Elvis Costello: A Singing Dictionary (1980) covers his first five albums, 1977-1980. My copy is a little tattered from lugging around over the years and it's been supplanted by the internet, remaining as an artifact of old school publishing.

The first three albums are still priceless. Things started brimming over with Get Happy! and Taking Liberties -- almost too much too fast to absorb at the time.  And except for Blood & Chocolate (1986), it's been that way ever since.













From the Get Happy!! album, I dig especially "Clowntown is Over" and from Taking Liberties, "(I Don't Want to Go to) Chlesea" and "Crawling to the U.S.A."
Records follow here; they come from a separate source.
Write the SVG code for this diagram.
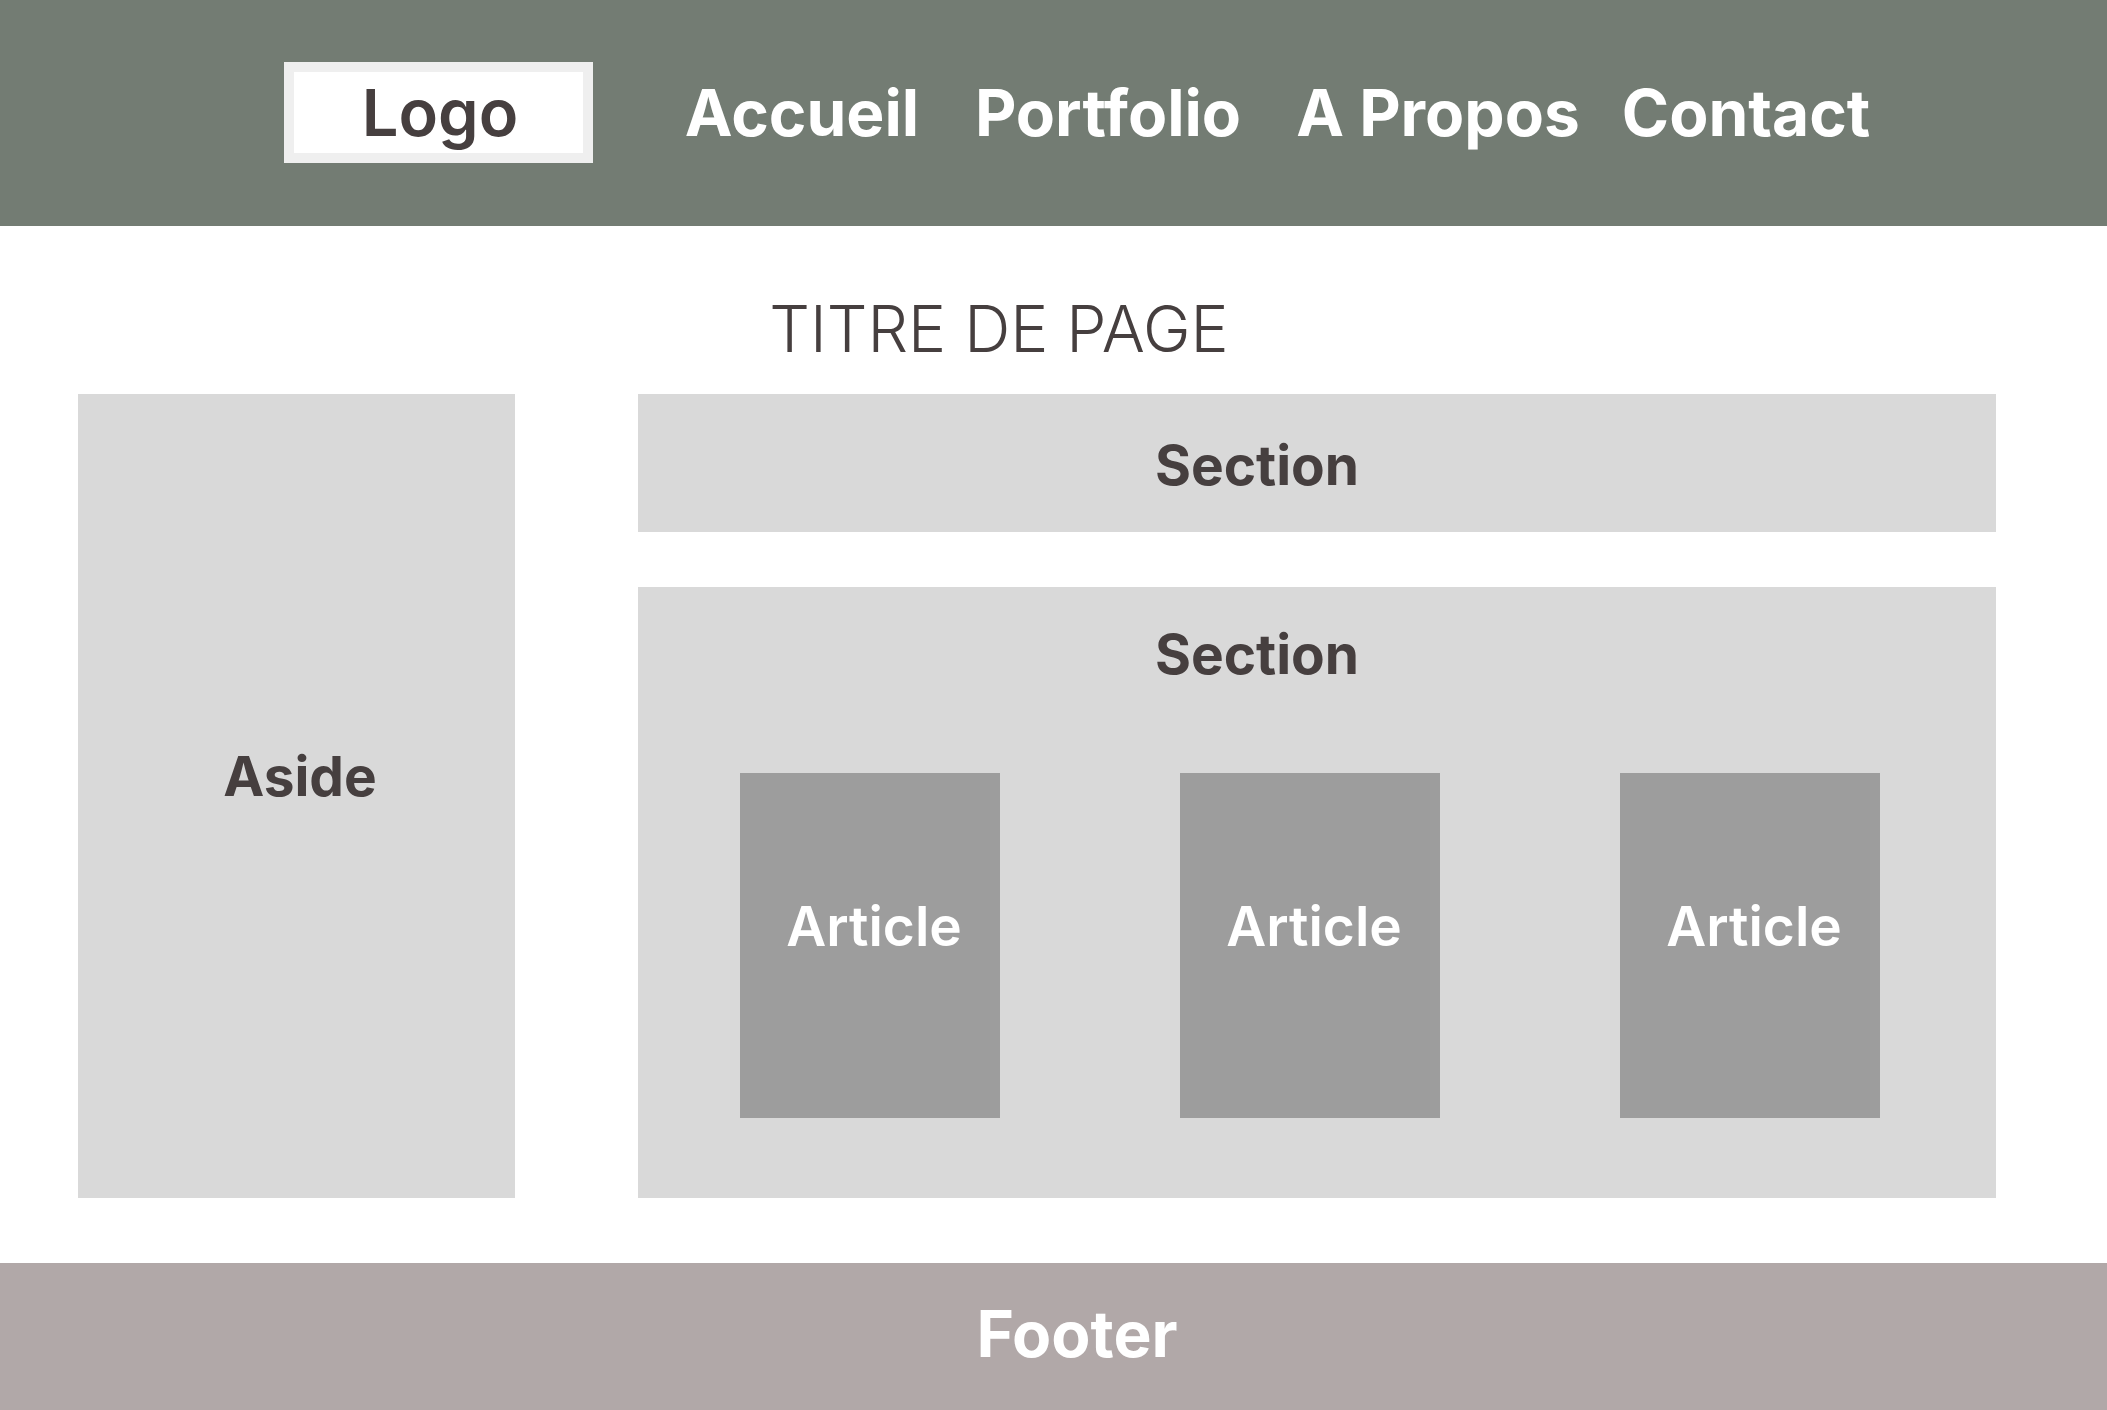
<svg xmlns="http://www.w3.org/2000/svg" width="2107" height="1410" viewBox="0 0 2107 1410">
  <style>
    text { font-family: Inter, "Noto Sans", "Liberation Sans", sans-serif; text-anchor: middle; }
    .nav { fill: #ffffff; font-size: 64px; font-weight: 700; }
    .dark { fill: #463f3f; }
    .block { fill: #d9d9d9; }
    .article { fill: #9d9d9d; }
    .label { font-size: 55px; font-weight: 700; }
    .art-label { fill: #ffffff; font-size: 55px; font-weight: 600; }
  </style>
  <rect x="0" y="0" width="2107" height="1410" fill="#ffffff"/>

  <!-- Top navigation bar -->
  <g id="header">
    <rect x="0" y="0" width="2107" height="226" fill="#737c73"/>
  </g>
  <g id="logo">
    <rect x="289" y="67" width="299" height="91" fill="#ffffff" stroke="#efefef" stroke-width="10"/>
    <text class="dark" x="440" y="136" font-size="65" font-weight="600">Logo</text>
  </g>
  <g id="nav-accueil"><text class="nav" x="802" y="136">Accueil</text></g>
  <g id="nav-portfolio"><text class="nav" x="1108" y="136">Portfolio</text></g>
  <g id="nav-apropos"><text class="nav" x="1438" y="136">A Propos</text></g>
  <g id="nav-contact"><text class="nav" x="1746" y="136">Contact</text></g>

  <!-- Page heading -->
  <g id="page-title">
    <text class="dark" x="999" y="352" font-size="64" font-weight="300">TITRE DE PAGE</text>
  </g>

  <!-- Sidebar -->
  <g id="aside">
    <rect class="block" x="78" y="394" width="437" height="804"/>
    <text class="dark label" x="300" y="796">Aside</text>
  </g>

  <!-- Main content -->
  <g id="section-top">
    <rect class="block" x="638" y="394" width="1358" height="138"/>
    <text class="dark label" x="1257" y="485">Section</text>
  </g>
  <g id="section-main">
    <rect class="block" x="638" y="587" width="1358" height="611"/>
    <text class="dark label" x="1257" y="674">Section</text>
  </g>
  <g id="article-1">
    <rect class="article" x="740" y="773" width="260" height="345"/>
    <text class="art-label" x="874" y="946">Article</text>
  </g>
  <g id="article-2">
    <rect class="article" x="1180" y="773" width="260" height="345"/>
    <text class="art-label" x="1314" y="946">Article</text>
  </g>
  <g id="article-3">
    <rect class="article" x="1620" y="773" width="260" height="345"/>
    <text class="art-label" x="1754" y="946">Article</text>
  </g>

  <!-- Bottom bar -->
  <g id="footer">
    <rect x="0" y="1263" width="2107" height="147" fill="#b1a8a8"/>
    <text x="1077" y="1357" fill="#ffffff" font-size="64" font-weight="700">Footer</text>
  </g>

  <g id="connectors"></g>
</svg>
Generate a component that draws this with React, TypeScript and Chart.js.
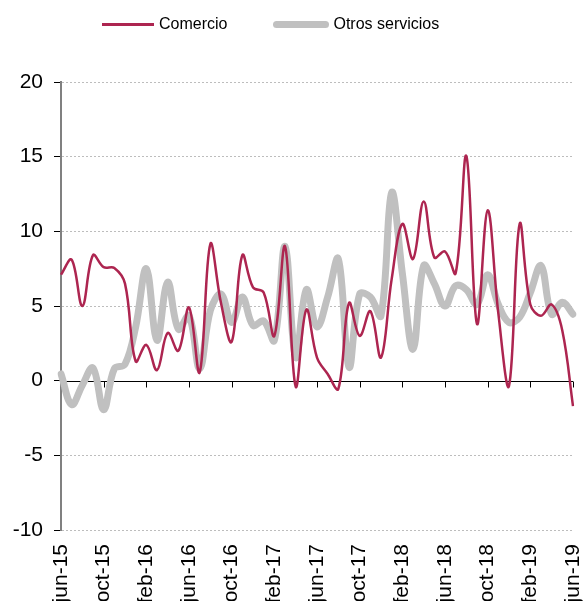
import React, { useEffect, useRef } from "react";
import { Chart, registerables } from "chart.js";

Chart.register(...registerables);

const months = [
  "jun-15", "jul-15", "ago-15", "sep-15", "oct-15", "nov-15", "dic-15",
  "ene-16", "feb-16", "mar-16", "abr-16", "may-16", "jun-16", "jul-16", "ago-16", "sep-16", "oct-16", "nov-16", "dic-16",
  "ene-17", "feb-17", "mar-17", "abr-17", "may-17", "jun-17", "jul-17", "ago-17", "sep-17", "oct-17", "nov-17", "dic-17",
  "ene-18", "feb-18", "mar-18", "abr-18", "may-18", "jun-18", "jul-18", "ago-18", "sep-18", "oct-18", "nov-18", "dic-18",
  "ene-19", "feb-19", "mar-19", "abr-19", "may-19", "jun-19",
];

const labelEvery = 4;

const comercio = [
  7.1, 8.1, 5.0, 8.4, 7.6, 7.55, 6.5, 1.3, 2.4, 0.7,
  3.2, 2.0, 4.9, 0.55, 9.15, 5.2, 2.6, 8.4, 6.25, 5.9,
  3.0, 9.0, -0.4, 4.75, 1.55, 0.45, -0.55, 5.2, 3.0, 4.65,
  1.55, 6.8, 10.5, 8.15, 12.0, 8.25, 8.65, 7.2, 15.05, 3.8,
  11.4, 4.5, -0.35, 10.5, 5.1, 4.35, 5.1, 3.35, -1.7,
];

const otrosServicios = [
  0.45, -1.6, -0.3, 0.85, -1.95, 0.8, 1.1, 3.6, 7.5, 2.7,
  6.6, 3.45, 4.35, 0.8, 4.7, 5.8, 3.9, 5.6, 3.7, 4.0,
  2.7, 9.0, 1.55, 6.1, 3.6, 5.6, 8.15, 0.9, 5.8, 5.6,
  4.35, 12.6, 7.2, 2.1, 7.7, 6.5, 5.0, 6.35, 6.1, 5.1,
  7.1, 5.1, 3.9, 4.25, 5.9, 7.7, 4.45, 5.25, 4.45,
];

const seriesNames = ["Comercio", "Otros servicios"];
const yMin = -10;
const yMax = 20;
const yStep = 5;

const RED = "#AD2550";
const GREY = "#C0C0C0";
const FONT = "'Liberation Sans', Arial, sans-serif";

const zeroLinePlugin = {
  id: "zeroLine",
  beforeDatasetsDraw(chart: any) {
    const { ctx, chartArea, scales } = chart;
    const y = Math.round(scales.y.getPixelForValue(0)) + 0.5;
    ctx.save();
    ctx.strokeStyle = "#000";
    ctx.lineWidth = 1;
    ctx.beginPath();
    ctx.moveTo(chartArea.left + 1, y);
    ctx.lineTo(chartArea.right, y);
    for (let i = 0; i < months.length; i += labelEvery) {
      const x = Math.round(scales.x.getPixelForValue(i)) + 0.5;
      ctx.moveTo(x, y);
      ctx.lineTo(x, y + 6);
    }
    ctx.stroke();
    ctx.restore();
  },
};

export default function App() {
  const ref = useRef<HTMLCanvasElement | null>(null);

  useEffect(() => {
    if (!ref.current) return;
    const chart = new Chart(ref.current, {
      type: "line",
      data: {
        labels: months,
        datasets: [
          {
            label: seriesNames[0],
            data: comercio,
            borderColor: RED,
            borderWidth: 2.5,
            pointRadius: 0,
            tension: 0.38,
            fill: false,
          },
          {
            label: seriesNames[1],
            data: otrosServicios,
            borderColor: GREY,
            borderWidth: 7,
            pointRadius: 0,
            tension: 0.38,
            fill: false,
            borderCapStyle: "round",
          },
        ],
      },
      options: {
        responsive: false,
        animation: false,
        layout: { padding: { top: 82, right: 10, bottom: 0, left: 0 } },
        plugins: {
          legend: { display: false },
          tooltip: { enabled: false },
        },
        scales: {
          x: {
            type: "category",
            offset: false,
            grid: { display: false, drawTicks: false },
            border: { display: false },
            ticks: {
              autoSkip: false,
              maxRotation: 90,
              minRotation: 90,
              padding: 14,
              color: "#000",
              font: { family: FONT, size: 21 },
              callback: (_v: any, i: number) => (i % labelEvery === 0 ? months[i] : ""),
            },
            afterFit: (s: any) => {
              s.height = 71;
              s.paddingLeft = 0;
              s.paddingRight = 0;
            },
          },
          y: {
            min: yMin,
            max: yMax,
            ticks: {
              stepSize: yStep,
              padding: 11,
              color: "#000",
              font: { family: FONT, size: 21 },
            },
            grid: {
              color: (c: any) => (c.tick && c.tick.value === 0 ? "rgba(0,0,0,0)" : "#BDBDBD"),
              lineWidth: 1,
              tickLength: 7,
              tickColor: "#000",
              tickWidth: 1,
              tickBorderDash: [],
            },
            border: { display: true, color: "#808080", width: 2, dash: [2, 2] },
            afterFit: (s: any) => {
              s.width = 61;
              s.paddingTop = 0;
              s.paddingBottom = 0;
            },
          },
        },
      },
      plugins: [zeroLinePlugin],
    } as any);
    return () => chart.destroy();
  }, []);

  const legendText: React.CSSProperties = {
    fontFamily: FONT,
    fontSize: 16,
    color: "#000",
    lineHeight: "20px",
    whiteSpace: "nowrap",
  };

  return (
    <div style={{ position: "absolute", left: 0, top: 0, width: 583, height: 601, background: "#fff" }}>
      <canvas ref={ref} width={583} height={601} style={{ display: "block" }} />
      <div
        style={{
          position: "absolute",
          left: 102,
          top: 14,
          height: 20,
          display: "flex",
          alignItems: "center",
        }}
      >
        <span style={{ display: "inline-block", width: 52, height: 3, background: RED, marginRight: 5 }} />
        <span style={legendText}>{seriesNames[0]}</span>
        <span
          style={{
            display: "inline-block",
            width: 56,
            height: 7,
            borderRadius: 3.5,
            background: GREY,
            marginLeft: 46,
            marginRight: 4,
          }}
        />
        <span style={legendText}>{seriesNames[1]}</span>
      </div>
    </div>
  );
}
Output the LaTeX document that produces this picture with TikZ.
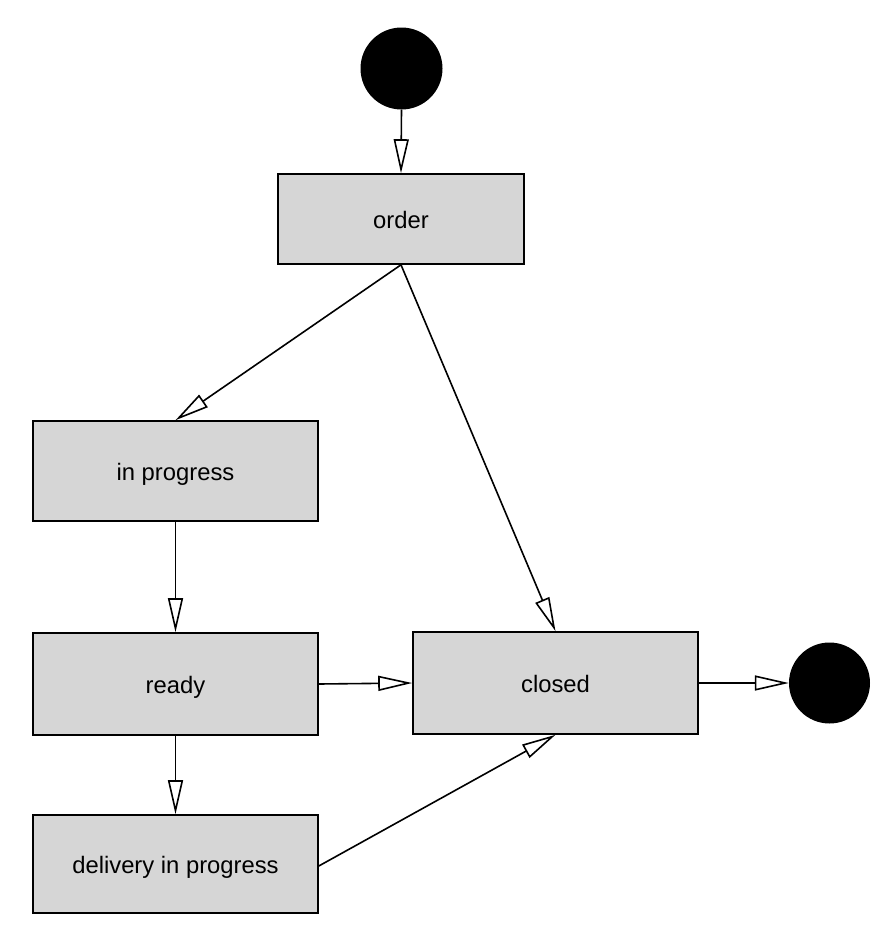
\documentclass[tikz,border=0pt]{standalone}
\usepackage{fontspec}
\setmainfont{Liberation Sans}
\usetikzlibrary{arrows.meta}
\definecolor{boxgray}{HTML}{D6D6D6}
\begin{document}
\begin{tikzpicture}[x=1pt,y=-1pt,
  state/.style={draw=black, line width=1.6pt, fill=boxgray, rectangle, inner sep=0pt,
    text height=18pt, text depth=0pt,
    font=\fontsize{23.8}{28}\selectfont},
  dot/.style={circle, fill=black, draw=none, inner sep=0pt},
  flow/.style={line width=1.6pt, -{Triangle[length=34pt,width=15pt,fill=white,line width=1.6pt]}}]
\useasboundingbox (0,0) rectangle (894,946);
\node[dot, minimum size=82pt] (start) at (401.5,68.5) {};
\node[state, minimum width=246pt, minimum height=90pt] (order) at (401,219) {order};
\node[state, minimum width=285pt, minimum height=100pt] (inprog) at (175.5,471) {in progress};
\node[state, minimum width=285pt, minimum height=102pt] (ready) at (175.5,684) {ready};
\node[state, minimum width=285pt, minimum height=102pt] (closed) at (555.5,683) {closed};
\node[state, minimum width=285pt, minimum height=98pt] (deliv) at (175.5,864) {delivery in progress};
\node[dot, minimum size=81pt] (end) at (829.5,683) {};
\draw[flow] (start.south) -- (order.north);
\draw[flow] (order.south) -- (inprog.north);
\draw[flow] (order.south) -- (closed.north);
\draw[flow] (inprog.south) -- (ready.north);
\draw[flow] (ready.east) -- (closed.west);
\draw[flow] (ready.south) -- (deliv.north);
\draw[flow] ([yshift=-2pt]deliv.east) -- (closed.south);
\draw[flow] (closed.east) -- (end.west);
\end{tikzpicture}
\end{document}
Most recently, Spectacle: Elvis Costello with . . .  is a cool show aired in the US on Sundance, featuring diverse musical guests ranging from Bill Clinton to Lou Reed.

Today's Rune: The Mystery Rune.

Wednesday, October 28, 2009

Dr. Gene Scott: God's Angry Man


Dr. Gene Scott and his University Network. Fun to watch, this guy was a real character. Mostly saw little bits of his shows, which ran 24 hours a day, in the 1980s (along with anybody else who wanted to watch); and in 1992 saw Werner Herzog's interesting little documentary about him, God's Angry Man (1980) at the Temple University's Cinematheque, which was a fantastic setting for checking out dozens of independent and international films, and was then located at Temple's Center City Campus in Philadelphia on Market Street.

For now, there's a website devoted to Gene Scott, and in the lower right corner of the main part, you can watch God's Angry Man, all 43 minutes of it (as of this posting):

http://www.godsangryman.com/

Today's Rune: Separation (Reversed).